Nick's answer (from my notes from Will):

a)

**Reactive**

- Constant time feedback loops
- Executes specific actions from execution engine

b)

**Execution Engine**

- Ties planning to reactive layer
- "bounded time" - no loops
- Maps plan steps to reactive actions

c)

**Deliberative Layer**

- Performs planning (STRIPS)
- outputs abstract plan
- Operates in arbitrary time

Sam's answer:

a)

**Sensing layer** - receive information from the world and organize it in a way to be passed into the next layer.

_

b)

**Planning layer** - takes sensor reading from the sensor layer, interprets them, and maps them to actions.

_

c)

**Exectution layer** - takes the actions specified in the planning layer, and maps them to specific commands to be issued to the robot actuators.

_

**4.**

a)

Note: in the following State(Heuristic)

Nodes ordered by smallest->highest(heuristic)

{ A(6) } -> Pop A

{ B(4), D(4.5), C(5) } -> Pop B

{ F(2), E(3), D(4.5), C(5) } -> Pop F

{ H(0), E(3), D(4.5), C(5) } -> Pop H

Goal reached.

_

b)

Note: in the following State(Dist Travelled So Far, Heuristic)

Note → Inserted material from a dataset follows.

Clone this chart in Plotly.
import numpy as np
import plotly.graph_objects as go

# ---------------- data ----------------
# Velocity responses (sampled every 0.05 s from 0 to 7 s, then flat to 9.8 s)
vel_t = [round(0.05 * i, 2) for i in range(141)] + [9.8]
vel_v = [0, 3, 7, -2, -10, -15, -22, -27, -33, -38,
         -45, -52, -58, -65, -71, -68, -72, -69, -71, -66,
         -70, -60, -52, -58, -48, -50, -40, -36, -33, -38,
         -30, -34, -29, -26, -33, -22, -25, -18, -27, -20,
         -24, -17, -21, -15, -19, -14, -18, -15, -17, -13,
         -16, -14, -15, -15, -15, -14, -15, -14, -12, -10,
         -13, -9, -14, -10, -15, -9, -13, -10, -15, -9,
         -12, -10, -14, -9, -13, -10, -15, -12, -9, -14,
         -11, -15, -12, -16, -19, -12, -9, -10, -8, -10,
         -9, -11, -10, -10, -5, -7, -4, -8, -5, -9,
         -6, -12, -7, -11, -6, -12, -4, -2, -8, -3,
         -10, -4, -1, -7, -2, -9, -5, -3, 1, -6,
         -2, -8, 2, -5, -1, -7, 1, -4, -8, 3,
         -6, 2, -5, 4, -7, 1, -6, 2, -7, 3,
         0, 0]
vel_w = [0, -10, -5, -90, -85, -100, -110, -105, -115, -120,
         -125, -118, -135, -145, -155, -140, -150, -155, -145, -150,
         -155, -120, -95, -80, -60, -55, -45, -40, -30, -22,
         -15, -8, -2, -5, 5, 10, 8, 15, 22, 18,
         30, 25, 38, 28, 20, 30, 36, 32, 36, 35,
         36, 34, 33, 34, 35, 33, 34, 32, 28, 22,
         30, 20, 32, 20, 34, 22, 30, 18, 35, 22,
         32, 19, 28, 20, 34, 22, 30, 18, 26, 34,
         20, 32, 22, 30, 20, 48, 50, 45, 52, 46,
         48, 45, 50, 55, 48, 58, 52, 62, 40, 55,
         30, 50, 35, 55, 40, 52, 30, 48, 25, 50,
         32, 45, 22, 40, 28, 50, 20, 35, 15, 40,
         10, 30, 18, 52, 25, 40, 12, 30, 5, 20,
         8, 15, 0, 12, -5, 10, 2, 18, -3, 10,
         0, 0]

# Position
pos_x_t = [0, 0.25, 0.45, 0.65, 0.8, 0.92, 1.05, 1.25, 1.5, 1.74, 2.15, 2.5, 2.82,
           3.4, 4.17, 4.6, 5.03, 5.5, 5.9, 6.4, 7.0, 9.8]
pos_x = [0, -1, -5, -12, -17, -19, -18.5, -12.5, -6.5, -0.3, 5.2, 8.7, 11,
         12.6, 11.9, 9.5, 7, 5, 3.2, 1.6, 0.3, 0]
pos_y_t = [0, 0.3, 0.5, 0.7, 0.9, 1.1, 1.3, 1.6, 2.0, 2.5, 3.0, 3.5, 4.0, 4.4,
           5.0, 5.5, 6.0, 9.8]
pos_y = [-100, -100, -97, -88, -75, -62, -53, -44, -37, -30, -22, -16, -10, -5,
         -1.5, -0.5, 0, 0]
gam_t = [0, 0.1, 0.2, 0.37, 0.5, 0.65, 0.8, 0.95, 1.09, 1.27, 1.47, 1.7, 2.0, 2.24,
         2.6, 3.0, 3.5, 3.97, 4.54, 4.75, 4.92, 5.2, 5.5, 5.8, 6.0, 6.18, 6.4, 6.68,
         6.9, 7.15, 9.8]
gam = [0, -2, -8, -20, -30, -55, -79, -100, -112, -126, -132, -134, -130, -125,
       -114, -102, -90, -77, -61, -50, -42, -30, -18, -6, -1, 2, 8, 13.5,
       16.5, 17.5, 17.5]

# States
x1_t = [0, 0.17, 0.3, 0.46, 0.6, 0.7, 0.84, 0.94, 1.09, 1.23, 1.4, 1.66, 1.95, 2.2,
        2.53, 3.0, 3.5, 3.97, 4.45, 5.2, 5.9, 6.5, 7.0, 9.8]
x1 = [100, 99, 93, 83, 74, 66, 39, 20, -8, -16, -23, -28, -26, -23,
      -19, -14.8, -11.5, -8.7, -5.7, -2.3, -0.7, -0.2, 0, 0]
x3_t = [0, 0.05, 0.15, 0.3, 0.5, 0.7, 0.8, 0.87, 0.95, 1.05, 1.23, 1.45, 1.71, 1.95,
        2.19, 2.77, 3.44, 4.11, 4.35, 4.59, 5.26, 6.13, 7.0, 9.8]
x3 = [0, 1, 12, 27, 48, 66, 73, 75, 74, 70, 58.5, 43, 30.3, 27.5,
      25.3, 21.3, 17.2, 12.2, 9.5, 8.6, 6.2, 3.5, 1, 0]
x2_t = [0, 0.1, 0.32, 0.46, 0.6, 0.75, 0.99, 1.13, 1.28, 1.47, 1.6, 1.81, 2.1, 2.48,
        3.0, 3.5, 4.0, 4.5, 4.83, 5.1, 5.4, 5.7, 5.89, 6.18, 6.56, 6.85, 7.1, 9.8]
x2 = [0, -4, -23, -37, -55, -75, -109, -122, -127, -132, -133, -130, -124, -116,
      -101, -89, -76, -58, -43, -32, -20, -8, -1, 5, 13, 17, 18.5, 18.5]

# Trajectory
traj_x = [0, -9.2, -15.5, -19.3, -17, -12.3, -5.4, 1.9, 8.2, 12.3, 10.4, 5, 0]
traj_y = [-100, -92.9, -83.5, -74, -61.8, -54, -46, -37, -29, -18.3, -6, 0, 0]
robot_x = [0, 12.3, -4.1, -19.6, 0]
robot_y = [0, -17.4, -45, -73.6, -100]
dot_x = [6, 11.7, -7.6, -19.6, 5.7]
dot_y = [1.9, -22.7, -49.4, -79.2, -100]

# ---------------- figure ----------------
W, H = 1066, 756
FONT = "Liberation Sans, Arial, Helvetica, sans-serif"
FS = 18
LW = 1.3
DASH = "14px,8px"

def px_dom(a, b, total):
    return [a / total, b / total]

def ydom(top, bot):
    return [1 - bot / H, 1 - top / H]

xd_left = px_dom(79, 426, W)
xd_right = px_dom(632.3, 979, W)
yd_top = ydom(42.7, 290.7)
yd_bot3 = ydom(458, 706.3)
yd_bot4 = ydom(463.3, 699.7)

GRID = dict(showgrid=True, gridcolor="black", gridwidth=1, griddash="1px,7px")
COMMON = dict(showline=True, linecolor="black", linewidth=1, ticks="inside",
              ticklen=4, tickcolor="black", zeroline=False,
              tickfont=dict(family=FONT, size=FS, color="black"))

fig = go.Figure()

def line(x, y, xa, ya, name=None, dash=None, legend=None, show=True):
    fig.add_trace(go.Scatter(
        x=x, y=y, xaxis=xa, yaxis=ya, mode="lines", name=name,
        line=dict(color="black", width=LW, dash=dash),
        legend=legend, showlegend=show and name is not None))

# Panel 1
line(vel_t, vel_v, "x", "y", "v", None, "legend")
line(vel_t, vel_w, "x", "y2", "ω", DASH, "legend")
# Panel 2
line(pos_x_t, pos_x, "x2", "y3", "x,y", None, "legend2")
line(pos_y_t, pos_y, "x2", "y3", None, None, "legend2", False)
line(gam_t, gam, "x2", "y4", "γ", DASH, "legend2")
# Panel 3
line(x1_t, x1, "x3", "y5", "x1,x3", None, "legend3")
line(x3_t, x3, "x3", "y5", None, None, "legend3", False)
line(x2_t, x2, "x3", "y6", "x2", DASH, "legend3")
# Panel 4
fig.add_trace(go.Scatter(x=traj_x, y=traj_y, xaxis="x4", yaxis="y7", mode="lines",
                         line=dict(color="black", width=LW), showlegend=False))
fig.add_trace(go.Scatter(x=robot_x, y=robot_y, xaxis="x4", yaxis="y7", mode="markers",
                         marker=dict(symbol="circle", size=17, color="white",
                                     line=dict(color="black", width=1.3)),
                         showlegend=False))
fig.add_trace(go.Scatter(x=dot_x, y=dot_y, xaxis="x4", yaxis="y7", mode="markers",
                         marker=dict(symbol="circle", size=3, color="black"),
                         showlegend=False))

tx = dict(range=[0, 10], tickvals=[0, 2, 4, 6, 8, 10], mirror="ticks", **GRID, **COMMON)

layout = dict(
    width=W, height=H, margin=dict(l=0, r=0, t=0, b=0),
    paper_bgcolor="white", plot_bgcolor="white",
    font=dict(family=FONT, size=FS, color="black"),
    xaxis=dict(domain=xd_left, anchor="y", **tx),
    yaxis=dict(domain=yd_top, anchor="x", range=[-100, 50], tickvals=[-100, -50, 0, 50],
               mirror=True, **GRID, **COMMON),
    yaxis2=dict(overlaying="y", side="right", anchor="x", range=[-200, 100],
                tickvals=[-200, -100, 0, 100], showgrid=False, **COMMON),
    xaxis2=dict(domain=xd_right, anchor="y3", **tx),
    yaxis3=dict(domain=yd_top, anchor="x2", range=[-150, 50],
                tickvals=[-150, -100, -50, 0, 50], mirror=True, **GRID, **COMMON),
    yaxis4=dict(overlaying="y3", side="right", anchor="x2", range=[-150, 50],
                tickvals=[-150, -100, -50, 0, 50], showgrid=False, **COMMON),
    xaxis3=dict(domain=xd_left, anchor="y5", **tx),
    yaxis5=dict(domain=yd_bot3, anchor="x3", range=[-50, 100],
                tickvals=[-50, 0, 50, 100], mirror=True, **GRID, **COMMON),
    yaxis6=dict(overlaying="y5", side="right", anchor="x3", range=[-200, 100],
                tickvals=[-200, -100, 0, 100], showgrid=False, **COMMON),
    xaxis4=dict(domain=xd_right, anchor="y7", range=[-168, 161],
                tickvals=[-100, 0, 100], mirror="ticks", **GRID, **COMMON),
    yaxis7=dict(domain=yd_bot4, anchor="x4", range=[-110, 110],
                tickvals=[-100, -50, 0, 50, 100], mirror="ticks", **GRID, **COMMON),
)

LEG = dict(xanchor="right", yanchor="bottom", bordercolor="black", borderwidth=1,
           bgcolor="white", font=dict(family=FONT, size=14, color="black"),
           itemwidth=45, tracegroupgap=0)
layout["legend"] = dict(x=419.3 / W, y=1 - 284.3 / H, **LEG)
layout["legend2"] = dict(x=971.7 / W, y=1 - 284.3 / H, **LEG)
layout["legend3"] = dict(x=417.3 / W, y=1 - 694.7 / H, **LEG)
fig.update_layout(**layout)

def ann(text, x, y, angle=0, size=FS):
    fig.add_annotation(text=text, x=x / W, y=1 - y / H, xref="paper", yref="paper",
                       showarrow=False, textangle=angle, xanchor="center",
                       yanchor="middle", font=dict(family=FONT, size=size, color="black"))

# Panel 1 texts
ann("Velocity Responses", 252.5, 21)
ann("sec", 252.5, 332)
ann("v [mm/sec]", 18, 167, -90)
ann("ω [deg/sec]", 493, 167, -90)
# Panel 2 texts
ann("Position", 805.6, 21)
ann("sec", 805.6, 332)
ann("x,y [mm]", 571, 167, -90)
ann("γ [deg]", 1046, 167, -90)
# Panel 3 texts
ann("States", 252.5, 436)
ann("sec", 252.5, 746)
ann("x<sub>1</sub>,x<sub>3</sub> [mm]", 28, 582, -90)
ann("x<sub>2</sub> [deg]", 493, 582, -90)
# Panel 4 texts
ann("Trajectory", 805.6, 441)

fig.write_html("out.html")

Nodes ordered by smallest->highest(Dist Travelled + Heuristic)

{ A(0, 6) } -> Pop A

{ C(1.2, 5), B(3, 4), D(3.7, 4.5) } -> Pop C

{ B(3, 4), F(4.6, 2), D(3.7, 4.5) } -> Pop B

{ F(4.6, 2), E(4.3, 3), D(3.7, 4.5) } -> Pop F

{ H(6.6,0), E(4.3, 3), D(3.7, 4.5) } -> Pop H

Goal Reached.

_

**5.**

a) A* is only guaranteed to find an optimal path through the graph when using an admissible (optimistic) heuristic. If Dijkstra's algorithm specifies a heuristic value of 0 for all nodes, but node transitions can have a negative value, it is possible for the heuristic of 0 to actually be GREATER than the path cost. In this case, the heuristic will not be admissible and the proof for A* will not apply.

_

b)

if

`f(goal) = g(goal) + h(goal) = C`

then

`f(n) = g(n) + h(n) <= C`

we see that

`a * f(n) <= a * C`

and

`a * f(n) <= a * g(n) + a * h(n)`

and we know that

`f'(n) = g(n) + a * h(n)`

if

`a >= 1, g(n) >= 0, h(n) >= 0`

then we see

`g(n) + a * h(n) <= a * g(n) + a * h(n)`

and therefore

`f'(n) <= a*C`

Therefore the upper bound of f'(n) is a*C

The optimal path and therefore lower bound of f'(n) is found when considering pure A*. This cost is C as given.

therefore the bound of f'(n) is (C .. a*C)

_

c)

Useful for when you want to have an easily tweakable relaxation parameter. By setting alpha equal to 1 the algorithm becomes A*, by increasing alpha beyond 1 the constraints of the algorithm are less strictly enforced, which may reduce the number of nodes explored without ensuring that the path found is optimal.

_

d)

To prove that you have found the optimal path, you must examine all nodes with a function value (g(n) + h(n)) less than or equal to the actual optimal path length from the start to the goal (where h(n) is admissable). By arbitrarily missing some of these nodes, you cannot confirm that the optimal path has been found. For example, what if a node on the optimal path is being ignored? Unless there is an equal length alternative path, the optimal path has been missed.

_

e)

To lessen the strictness around the constraints of a heuristic. For example, you can relax an admissable heuristic in a graph search by allowing heuristic values that are slightly larger than the actual cost of traversing two nodes.